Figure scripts
--- BEGIN ---
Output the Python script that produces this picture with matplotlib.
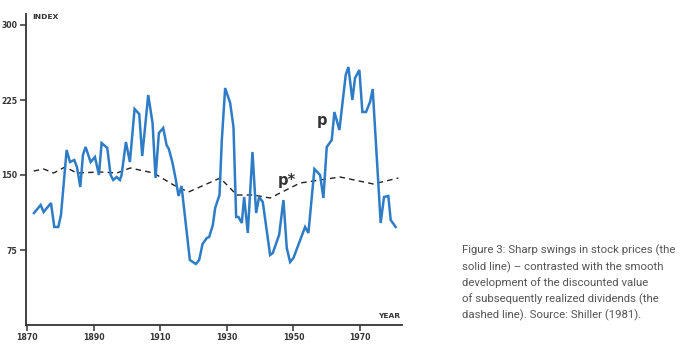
import matplotlib.pyplot as plt

# stock price index p (solid) and ex-post rational price p* (dashed)
p_years = [1872.1, 1874.1, 1875.0, 1877.2, 1878.2, 1879.4, 1880.2, 1881.9, 1882.9, 1884.2,
           1885.0, 1886.0, 1886.8, 1887.6, 1889.1, 1890.4, 1891.6, 1892.4, 1894.1, 1895.1,
           1895.9, 1896.9, 1897.9, 1898.4, 1899.7, 1900.9, 1902.3, 1903.7, 1904.6, 1906.4,
           1907.7, 1908.6, 1909.6, 1910.9, 1911.9, 1912.6, 1913.7, 1914.7, 1915.5, 1916.4,
           1918.9, 1920.7, 1921.7, 1922.7, 1924.0, 1924.7, 1925.8, 1926.5, 1927.8, 1928.5,
           1929.5, 1931.0, 1932.0, 1932.8, 1933.5, 1934.5, 1935.2, 1936.3, 1937.7, 1938.8,
           1939.7, 1940.8, 1943.0, 1943.8, 1945.7, 1947.0, 1948.0, 1949.0, 1950.0, 1953.5,
           1954.5, 1956.3, 1958.0, 1959.0, 1960.0, 1961.5, 1962.3, 1963.8, 1965.7, 1966.5,
           1967.7, 1968.5, 1969.8, 1970.7, 1971.8, 1973.0, 1973.8, 1976.2, 1977.2, 1978.5,
           1979.2, 1980.7]
p_vals = [112, 120, 113, 122, 98, 98, 110, 175, 163, 165,
          158, 138, 170, 178, 163, 168, 150, 182, 177, 150,
          145, 148, 145, 150, 183, 163, 216, 211, 169, 230,
          202, 147, 192, 197, 180, 176, 162, 145, 129, 139,
          65, 61, 65, 81, 87, 88, 100, 117, 130, 185,
          237, 222, 198, 108, 108, 102, 128, 92, 173, 112,
          128, 123, 70, 72, 90, 125, 77, 63, 67, 98,
          92, 156, 150, 127, 178, 185, 213, 195, 250, 258,
          225, 247, 255, 213, 213, 223, 236, 102, 128, 129,
          105, 98]

pstar_years = [1872, 1875, 1878, 1881.4, 1885, 1892, 1897, 1901, 1908, 1914,
               1918.5, 1928, 1933, 1938, 1943, 1952, 1964, 1974, 1981.5]
pstar_vals = [154, 156, 152, 158, 152, 153, 152, 157, 152, 140,
              133, 147, 130, 130, 127, 142, 148, 141, 147]

y_ticks = [75, 150, 225, 300]
x_ticks = [1870, 1890, 1910, 1930, 1950, 1970]

caption = ("Figure 3: Sharp swings in stock prices (the\n"
           "solid line) \u2013 contrasted with the smooth\n"
           "development of the discounted value\n"
           "of subsequently realized dividends (the\n"
           "dashed line). Source: Shiller (1981).")

axis_col = '#333333'
narrow = ['Liberation Sans Narrow', 'DejaVu Sans']

fig = plt.figure(figsize=(6.89, 3.49), dpi=100)
ax = fig.add_axes([26 / 689, 1 - 325 / 349, 376 / 689, 311 / 349])

ax.plot(pstar_years, pstar_vals, color='#222222', lw=1.0, dashes=(4, 3))
ax.plot(p_years, p_vals, color='#2f7cc6', lw=1.8, solid_joinstyle='miter')

ax.set_xlim(1869.7, 1982.6)
ax.set_ylim(0, 311)
ax.set_xticks(x_ticks)
ax.set_yticks(y_ticks)
ax.set_xticklabels([str(t) for t in x_ticks], family=narrow, fontweight='bold', fontsize=5.6, color=axis_col)
ax.set_yticklabels([str(t) for t in y_ticks], family=narrow, fontweight='bold', fontsize=5.6, color=axis_col)
ax.tick_params(axis='both', length=4, width=1.1, color=axis_col, pad=2)

for side in ['top', 'right']:
    ax.spines[side].set_visible(False)
for side in ['left', 'bottom']:
    ax.spines[side].set_color(axis_col)
    ax.spines[side].set_linewidth(1.3)

ax.text(1871.5, 308, 'INDEX', family=narrow, fontweight='bold', fontsize=5.4, color=axis_col,
        ha='left', va='center')
ax.text(1982, 9, 'YEAR', family=narrow, fontweight='bold', fontsize=5.4, color=axis_col,
        ha='right', va='center')

ax.text(1958.6, 205, 'p', fontsize=10.5, fontweight='bold', color='#333333', ha='center', va='center')
ax.text(1948, 145, 'p*', fontsize=10.5, fontweight='bold', color='#333333', ha='center', va='center')

fig.text(462 / 689, 1 - 245 / 349, caption, family=['Roboto', 'DejaVu Sans'], fontsize=8.2,
         color='#555555', ha='left', va='top', linespacing=1.53)

fig.savefig('out.png', dpi=100)
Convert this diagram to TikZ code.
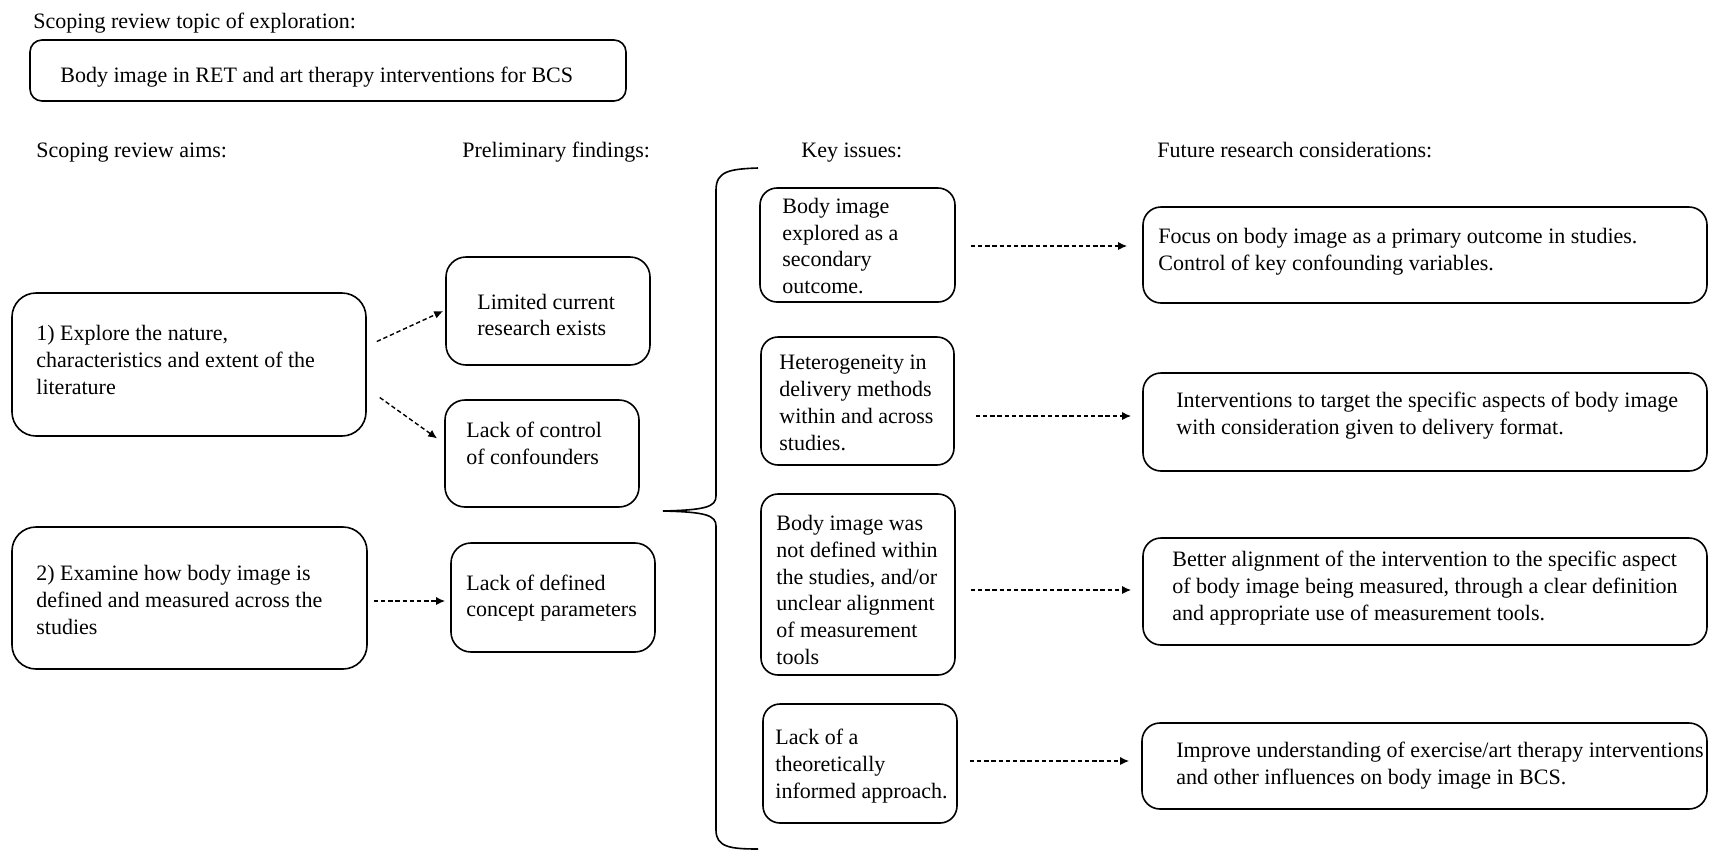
\documentclass[tikz,border=0pt]{standalone}
\usepackage{fontspec}
\setmainfont{Liberation Serif}
\usetikzlibrary{calc,arrows.meta}
\begin{document}
\begin{tikzpicture}[x=0.5pt,y=-0.5pt,
  box/.style={draw, line width=0.8pt, inner sep=0pt},
  txt/.style={inner sep=0pt, align=left, anchor=west, font=\fontsize{11}{13.4}\selectfont},
  hd/.style={inner sep=0pt, anchor=base west, font=\fontsize{11}{13.4}\selectfont},
  arr/.style={line width=0.7pt, dash pattern=on 2.2pt off 1.4pt, -{Latex[length=4.5pt,width=4pt]}},
  brace/.style={line width=0.8pt}
]
\useasboundingbox (0,0) rectangle (1709,852);

% headers
\node[hd] (h0) at (33,28) {Scoping review topic of exploration:};
\node[hd] (h1) at (36,157) {Scoping review aims:};
\node[hd] (h2) at (462,157) {Preliminary findings:};
\node[hd] (h3) at (801,157) {Key issues:};
\node[hd] (h4) at (1157,157) {Future research considerations:};

% topic
\node[box, rounded corners=6pt, minimum width=298pt, minimum height=30.5pt] (topic) at (328,70.5) {};
\node[hd] (topict) at (60,82) {Body image in RET and art therapy interventions for BCS};

% aims
\node[box, rounded corners=12pt, minimum width=177pt, minimum height=71.5pt] (aim1) at (189,364.5) {};
\node[txt] (aim1t) at (36,360) {1) Explore the nature,\\characteristics and extent of the\\literature};
\node[box, rounded corners=12pt, minimum width=177.5pt, minimum height=71pt] (aim2) at (189.5,598) {};
\node[txt] (aim2t) at (36,600) {2) Examine how body image is\\defined and measured across the\\studies};

% findings
\node[box, rounded corners=10pt, minimum width=102pt, minimum height=54pt] (f1) at (548,311) {};
\node[txt] (f1t) at (477,315) {Limited current\\research exists};
\node[box, rounded corners=10pt, minimum width=97pt, minimum height=53.5pt] (f2) at (542,453.5) {};
\node[txt] (f2t) at (466,443) {Lack of control\\of confounders};
\node[box, rounded corners=10pt, minimum width=102pt, minimum height=54.5pt] (f3) at (553,597.5) {};
\node[txt] (f3t) at (466,598) {Lack of defined\\concept parameters};

% key issues
\node[box, rounded corners=8.5pt, minimum width=97.5pt, minimum height=57pt] (k1) at (857.5,245) {};
\node[txt] (k1t) at (782,246) {Body image\\explored as a\\secondary\\outcome.};
\node[box, rounded corners=8.5pt, minimum width=96.5pt, minimum height=64pt] (k2) at (857.5,401) {};
\node[txt] (k2t) at (779,403) {Heterogeneity in\\delivery methods\\within and across\\studies.};
\node[box, rounded corners=8.5pt, minimum width=97pt, minimum height=90.5pt] (k3) at (858,584.5) {};
\node[txt] (k3t) at (776,590) {Body image was\\not defined within\\the studies, and/or\\unclear alignment\\of measurement\\tools};
\node[box, rounded corners=8.5pt, minimum width=97pt, minimum height=59.5pt] (k4) at (860,763.5) {};
\node[txt] (k4t) at (775,766) {Lack of a\\theoretically\\informed approach.};

% future
\node[box, rounded corners=9pt, minimum width=282pt, minimum height=48pt] (r1) at (1425,255) {};
\node[txt] (r1t) at (1158,252) {Focus on body image as a primary outcome in studies.\\Control of key confounding variables.};
\node[box, rounded corners=9pt, minimum width=282pt, minimum height=49pt] (r2) at (1425,422) {};
\node[txt] (r2t) at (1176,416) {Interventions to target the specific aspects of body image\\with consideration given to delivery format.};
\node[box, rounded corners=9pt, minimum width=282pt, minimum height=53.5pt] (r3) at (1425,591.5) {};
\node[txt] (r3t) at (1172,588) {Better alignment of the intervention to the specific aspect\\of body image being measured, through a clear definition\\and appropriate use of measurement tools.};
\node[box, rounded corners=9pt, minimum width=282.5pt, minimum height=43pt] (r4) at (1424.5,766) {};
\node[txt] (r4t) at (1176,766) {Improve understanding of exercise/art therapy interventions\\and other influences on body image in BCS.};

% arrows aims -> findings
\draw[arr] ($(aim1.east)+(10,-23)$) -- ($(f1.west)+(-2,0)$);
\draw[arr] ($(aim1.east)+(13,33)$) -- ($(f2.west)+(-7,-15)$);
\draw[arr] ($(aim2.east)+(6,3)$) -- ($(f3.west)+(-5,3.5)$);

% arrows key -> future
\draw[arr] ($(k1.east)+(15,1)$) -- ($(r1.west)+(-15,-9)$);
\draw[arr] ($(k2.east)+(21,15)$) -- ($(r2.west)+(-11,-6)$);
\draw[arr] ($(k3.east)+(15,5.5)$) -- ($(r3.west)+(-11,-1.5)$);
\draw[arr] ($(k4.east)+(12,-2.5)$) -- ($(r4.west)+(-12,-5)$);

% brace
\draw[brace] (758,168) .. controls (730,169) and (716,171) .. (716,190)
  -- (716,496) .. controls (716,507) and (705,510) .. (663,511)
  .. controls (705,512) and (716,515) .. (716,526)
  -- (716,830) .. controls (716,847) and (730,849) .. (758,849);
\end{tikzpicture}
\end{document}
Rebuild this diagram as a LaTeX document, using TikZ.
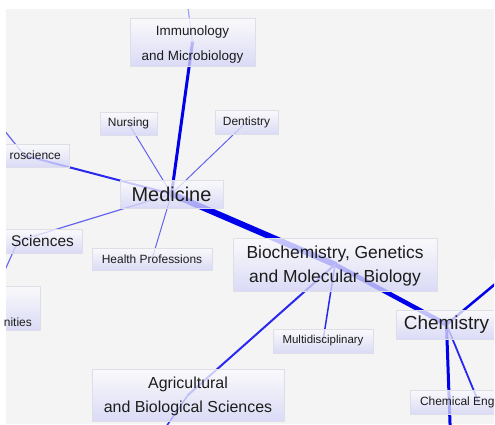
\documentclass[tikz,border=0pt]{standalone}
\usepackage{fontspec}
\setmainfont{Liberation Sans}
\definecolor{bgc}{RGB}{244,244,244}
\definecolor{boxtop}{RGB}{252,252,253}
\definecolor{boxbot}{RGB}{212,212,248}
\definecolor{boxline}{RGB}{222,222,232}
\definecolor{txt}{RGB}{28,28,28}
\definecolor{eA}{RGB}{0,0,235}
\definecolor{eB}{RGB}{40,40,240}
\definecolor{eC}{RGB}{100,100,240}
\definecolor{eD}{RGB}{160,160,250}
\pgfdeclarelayer{back}
\pgfdeclarelayer{edges}
\pgfsetlayers{back,edges,main}
\begin{document}
\begin{tikzpicture}[x=1bp,y=-1bp,
  box/.style={rectangle, draw=boxline, line width=0.8bp, top color=boxtop, bottom color=boxbot,
    fill opacity=0.78, draw opacity=1, text opacity=1, text=txt, inner sep=0pt, align=center},
  lbl/.style={text=txt, inner sep=0pt},
  fA/.style={font=\fontsize{20}{24}\selectfont},
  fB/.style={font=\fontsize{19}{24}\selectfont},
  fC/.style={font=\fontsize{17.5}{24}\selectfont},
  fD/.style={font=\fontsize{16}{24}\selectfont},
  fE/.style={font=\fontsize{15.5}{24}\selectfont},
  fF/.style={font=\fontsize{13.5}{25}\selectfont},
  fG/.style={font=\fontsize{12}{14}\selectfont},
  fH/.style={font=\fontsize{11.5}{14}\selectfont},
  link/.style={line cap=round}
]
\useasboundingbox (0,0) rectangle (495,424);
\begin{pgfonlayer}{back}
  \fill[white] (0,0) rectangle (495,424);
  \fill[bgc] (6,9) rectangle (494,424);
\end{pgfonlayer}

% off-canvas ends
\coordinate (immup) at (185,-15);
\coordinate (neuroout) at (-20,100);
\coordinate (agrdown) at (150,450);
\coordinate (chemdown) at (452,480);

\begin{scope}
\clip (6,9) rectangle (494,424);
\node[box,fF,minimum width=125bp,minimum height=48bp,text height=40.4bp,text depth=2.8bp] (imm) at (192.5,42) {Immunology\\and Microbiology};
\node[box,fG,minimum width=57bp,minimum height=23bp] (nurs) at (128.5,123.5) {Nursing};
\node[box,fG,minimum width=63bp,minimum height=24bp] (dent) at (246.5,122) {Dentistry};
\node[box,minimum width=89bp,minimum height=23bp] (neuro) at (24.5,155.5) {};
\node[box,fA,minimum width=103bp,minimum height=28bp] (med) at (171.5,194) {Medicine};
\node[box,minimum width=128bp,minimum height=24bp] (sci) at (18,241) {};
\node[box,minimum width=104bp,minimum height=44bp] (hum) at (-12,308) {};
\node[box,fG,minimum width=120bp,minimum height=22bp] (health) at (152,259) {Health Professions};
\node[box,fC,minimum width=204bp,minimum height=53bp,text height=39.3bp,text depth=3.7bp] (bio) at (335,264.5) {Biochemistry, Genetics\\and Molecular Biology};
\node[box,fH,minimum width=100bp,minimum height=24bp] (multi) at (323,341) {Multidisciplinary};
\node[box,fB,minimum width=101bp,minimum height=29bp] (chem) at (446.5,324.5) {Chemistry};
\node[box,fG,minimum width=137bp,minimum height=24bp] (cheng) at (478.5,402) {Chemical Engineering};
\node[box,fD,minimum width=192bp,minimum height=52bp,text height=38.8bp,text depth=3.4bp] (agr) at (188,395) {Agricultural\\and Biological Sciences};
\node[box,minimum width=132bp,minimum height=56bp] (rn) at (560,230) {};
\end{scope}
% visible parts of the labels cut by the left edge
\node[lbl,fG,anchor=base east] (neurot) at (61,159.8) {roscience};
\node[lbl,fE,anchor=base west] (scit) at (11,246.5) {Sciences};
\node[lbl,fG,anchor=base east] (humt) at (32,326) {nities};

\begin{pgfonlayer}{edges}
\clip (6,9) rectangle (494,424);
\draw[link,eA,line width=6bp] (med.center) -- (bio.center);
\draw[link,eA,line width=4.5bp] (bio.center) -- (chem.center);
\draw[link,eA,line width=3bp] (med.center) -- (imm.center);
\draw[link,eD,line width=1.2bp] (imm.center) -- (immup);
\draw[link,eA,line width=3bp] (chem.center) -- (chemdown);
\draw[link,eA,line width=2.5bp] (chem.center) -- (rn.center);
\draw[link,eB,line width=1.8bp] (chem.center) -- (cheng.center);
\draw[link,eB,line width=2bp] (bio.center) -- (agr.center);
\draw[link,eB,line width=1.5bp] (agr.center) -- (agrdown);
\draw[link,eB,line width=1.5bp] (bio.center) -- (multi.center);
\draw[link,eB,line width=2bp] (med.center) -- (neuro.center);
\draw[link,eC,line width=1.2bp] (neuro.center) -- (neuroout);
\draw[link,eC,line width=1.2bp] (med.center) -- (sci.center);
\draw[link,eC,line width=1.1bp] (sci.center) -- (hum.center);
\draw[link,eC,line width=1bp] (med.center) -- (nurs.center);
\draw[link,eC,line width=1bp] (med.center) -- (dent.center);
\draw[link,eC,line width=1bp] (med.center) -- (health.center);
\end{pgfonlayer}
\end{tikzpicture}
\end{document}
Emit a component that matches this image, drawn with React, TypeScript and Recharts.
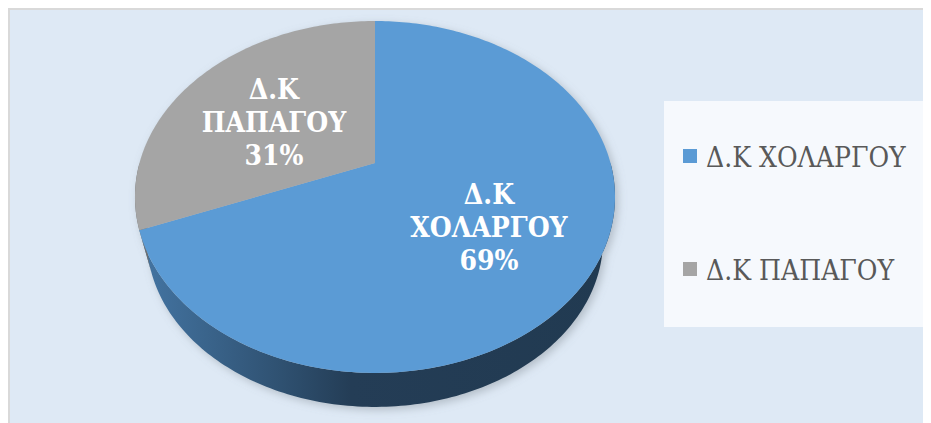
--- END ---
How many lines of the data contain the word "that"? Answer with the number alone.

#### Full output:
2